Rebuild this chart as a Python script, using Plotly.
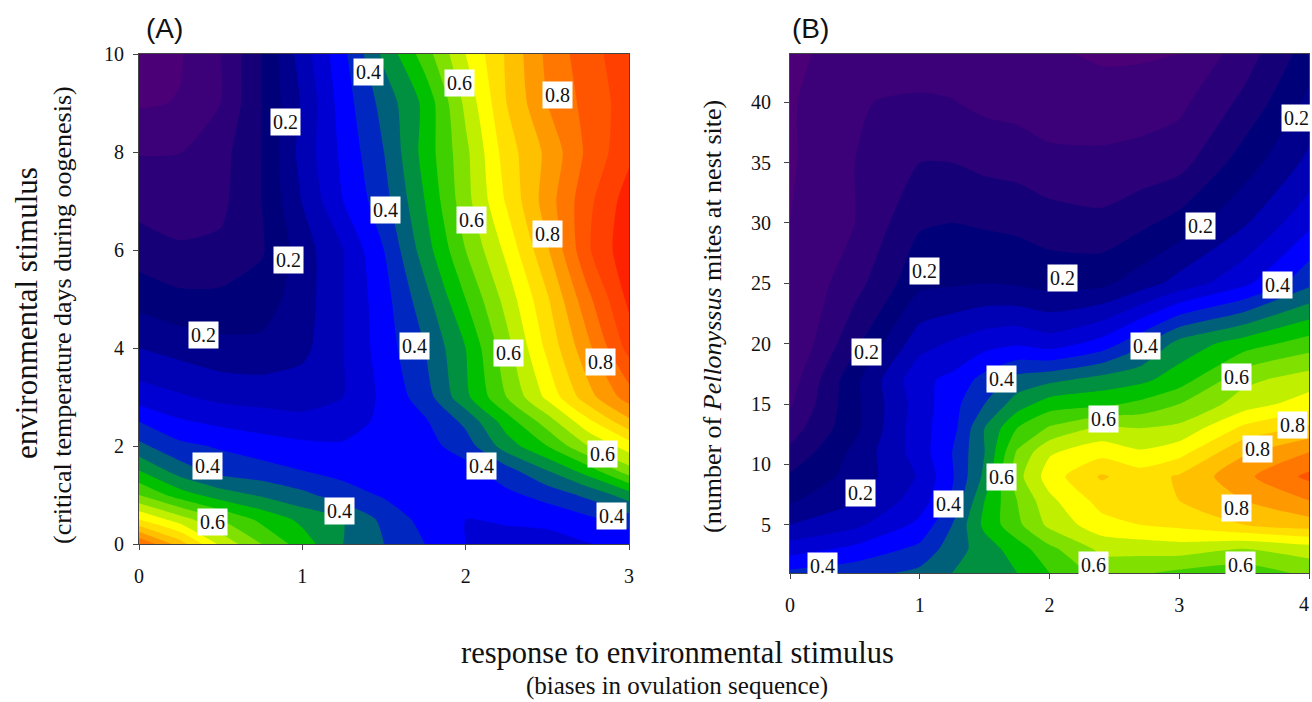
import plotly.graph_objects as go

band_colors = ["#4b0078","#3c0078","#2c0078","#160078","#000078","#00008c","#0000b4","#0000d2","#0000ff",
               "#0028c0","#00607a","#009040","#00c000","#40d000","#80e000","#c0f000","#ffff00","#ffe000",
               "#ffc000","#ff9900","#ff7700","#ff5500","#ff4000","#ff2200"]
level_start, level_step = 0.0, 0.04

xa = [0,.25,.5,.75,1,1.25,1.5,1.75,2,2.25,2.5,2.75,3]
ya = [0,.5,1,1.5,2,2.5,3,4,5,6,7,8,9,10]
za = [
 [.84,.74,.63,.56,.50,.44,.40,.36,.32,.305,.305,.318,.33],
 [.68,.62,.56,.51,.47,.44,.39,.345,.32,.325,.33,.35,.38],
 [.56,.50,.46,.435,.41,.38,.355,.335,.33,.35,.375,.41,.46],
 [.48,.42,.385,.375,.36,.345,.335,.335,.345,.385,.44,.50,.585],
 [.41,.37,.355,.34,.33,.325,.33,.345,.38,.46,.52,.60,.66],
 [.36,.325,.31,.30,.29,.30,.33,.355,.41,.50,.58,.67,.75],
 [.30,.285,.27,.265,.265,.28,.33,.38,.47,.56,.65,.745,.82],
 [.24,.225,.212,.21,.228,.28,.34,.40,.48,.585,.69,.79,.895],
 [.185,.17,.17,.18,.22,.28,.345,.425,.52,.615,.715,.83,.93],
 [.14,.125,.128,.155,.22,.28,.36,.46,.56,.65,.755,.875,.95],
 [.105,.10,.11,.16,.242,.32,.385,.48,.585,.685,.78,.87,.94],
 [.078,.079,.105,.16,.255,.33,.40,.495,.59,.70,.77,.85,.91],
 [.035,.042,.08,.16,.245,.34,.415,.49,.61,.72,.80,.855,.90],
 [.02,.036,.08,.16,.26,.35,.45,.54,.64,.725,.81,.865,.905],
]

xb = [0,.5,1,1.25,1.5,1.75,2,2.4,2.7,3,3.5,4]
yb = [1,3,5,7,9,11,13,15,17,20,25,30,35,40,44]
zb = [
 [.37,.385,.41,.44,.46,.48,.52,.575,.565,.55,.535,.57],
 [.30,.33,.37,.42,.46,.50,.55,.61,.615,.62,.60,.62],
 [.24,.27,.33,.40,.49,.55,.61,.665,.68,.69,.72,.74],
 [.195,.235,.30,.365,.48,.56,.63,.695,.70,.72,.76,.80],
 [.165,.215,.285,.355,.45,.585,.66,.725,.70,.725,.79,.85],
 [.13,.21,.30,.36,.44,.565,.635,.665,.645,.665,.755,.80],
 [.10,.19,.305,.345,.44,.52,.565,.61,.60,.61,.69,.73],
 [.075,.19,.30,.345,.40,.46,.50,.51,.53,.56,.62,.66],
 [.06,.19,.31,.33,.375,.415,.43,.455,.47,.50,.59,.62],
 [.04,.15,.265,.285,.305,.315,.30,.335,.39,.455,.50,.54],
 [.04,.105,.19,.195,.20,.195,.185,.19,.22,.255,.31,.39],
 [.04,.08,.155,.16,.155,.15,.14,.13,.15,.175,.235,.31],
 [.035,.08,.12,.12,.11,.105,.09,.09,.095,.105,.18,.25],
 [.035,.078,.085,.082,.07,.065,.06,.055,.06,.07,.13,.21],
 [.035,.05,.06,.058,.055,.05,.045,.035,.035,.04,.10,.18],
]

labels_a = ["0.4","0.6","0.8","0.2","0.4","0.6","0.8","0.2","0.2","0.4","0.6","0.8","0.4","0.4","0.6","0.4","0.6","0.4"]
label_xa = [1.408,1.965,2.565,.894,1.512,2.033,2.504,.918,.392,1.684,2.265,2.828,.422,2.094,2.84,1.23,.453,2.89]
label_ya = [9.63,9.41,9.16,8.61,6.82,6.61,6.33,5.80,4.27,4.04,3.90,3.71,1.59,1.59,1.84,.67,.45,.57]
labels_b = ["0.2","0.2","0.2","0.2","0.4","0.2","0.4","0.6","0.4","0.6","0.8","0.8","0.6","0.2","0.4","0.8","0.4","0.6","0.6"]
label_xb = [3.90,3.16,1.04,2.10,3.76,.586,2.74,3.44,1.63,2.42,3.87,3.60,1.63,.547,1.225,3.445,.254,2.34,3.47]
label_yb = [38.7,29.75,26.0,25.4,24.9,19.3,19.8,17.2,17.1,13.8,13.3,11.3,8.95,7.63,6.72,6.39,1.58,1.66,1.66]

SERIF = "Liberation Serif"
n = len(band_colors)
level_end = level_start + level_step*n
scale = []
for i, c in enumerate(band_colors):
    scale += [[i/n, c], [(i+1)/n, c]]

def contour(x, y, z, xref, yref):
    return go.Contour(x=x, y=y, z=z, xaxis=xref, yaxis=yref, showscale=False,
        colorscale=scale, zmin=level_start, zmax=level_end, autocontour=False,
        contours=dict(start=level_start, end=level_end, size=level_step, coloring="fill", showlines=False),
        line=dict(width=0, smoothing=0.6), hoverinfo="skip")

fig = go.Figure([contour(xa, ya, za, "x", "y"), contour(xb, yb, zb, "x2", "y2")])

axis_style = dict(showgrid=False, zeroline=False, showline=True, linecolor="#444444", linewidth=1, mirror=True,
                  ticks="outside", ticklen=5, tickcolor="#444444", tickfont=dict(family=SERIF, size=20, color="#111111"))
fig.update_layout(
    width=1312, height=702, margin=dict(l=0, r=0, t=0, b=0, autoexpand=False),
    paper_bgcolor="white", plot_bgcolor="white", showlegend=False,
    xaxis=dict(domain=[139/1312, 629/1312], range=[0,3], tickvals=[0,1,2,3], anchor="y", ticklabelstandoff=9, **axis_style),
    yaxis=dict(domain=[1-544/702, 1-54/702], range=[0,10], tickvals=[0,2,4,6,8,10], anchor="x", ticklabelstandoff=5, **axis_style),
    xaxis2=dict(domain=[790/1312, 1309/1312], range=[0,4], tickvals=[0,1,2,3,4], anchor="y2", ticklabelstandoff=9, **axis_style),
    yaxis2=dict(domain=[1-573/702, 1-54/702], range=[1,44], tickvals=[5,10,15,20,25,30,35,40], anchor="x2", ticklabelstandoff=9, **axis_style),
)

ann = []
for t, x, y in zip(labels_a, label_xa, label_ya):
    ann.append(dict(text=t, x=x, y=y, xref="x", yref="y", showarrow=False, bgcolor="white", borderpad=2,
                    font=dict(family=SERIF, size=20, color="#111111")))
for t, x, y in zip(labels_b, label_xb, label_yb):
    ann.append(dict(text=t, x=x, y=y, xref="x2", yref="y2", showarrow=False, bgcolor="white", borderpad=2,
                    font=dict(family=SERIF, size=20, color="#111111")))

def paper(text, px, py, size, family=SERIF, angle=0):
    ann.append(dict(text=text, x=px/1312, y=1-py/702, xref="paper", yref="paper", showarrow=False,
                    xanchor="center", yanchor="middle",
                    textangle=angle, font=dict(family=family, size=size, color="#111111")))

paper("(A)", 164, 28, 28, "Liberation Sans")
paper("(B)", 810, 28, 28, "Liberation Sans")
paper("environmental stimulus", 26, 313, 31, angle=-90)
paper("(critical temperature days during oogenesis)", 62, 315, 26, angle=-90)
paper("(number of <i>Pellonyssus</i> mites at nest site)", 712, 317, 26, angle=-90)
paper("response to environmental stimulus", 677, 653, 30.5)
paper("(biases in ovulation sequence)", 677, 686, 25)
paper("4", 1304, 604, 20)
fig.update_layout(annotations=ann)

fig.write_html("out.html", config=dict(displayModeBar=False), post_script="document.body.style.margin='0';")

### Task objective
Extract the lines exactly, please: the first line of the listing, the line with "level_start, level_step = 0.0, 0.04", and every line between them, but no pictures.

### Exercise answer
Rebuild this chart as a Python script, using Plotly.
import plotly.graph_objects as go

band_colors = ["#4b0078","#3c0078","#2c0078","#160078","#000078","#00008c","#0000b4","#0000d2","#0000ff",
               "#0028c0","#00607a","#009040","#00c000","#40d000","#80e000","#c0f000","#ffff00","#ffe000",
               "#ffc000","#ff9900","#ff7700","#ff5500","#ff4000","#ff2200"]
level_start, level_step = 0.0, 0.04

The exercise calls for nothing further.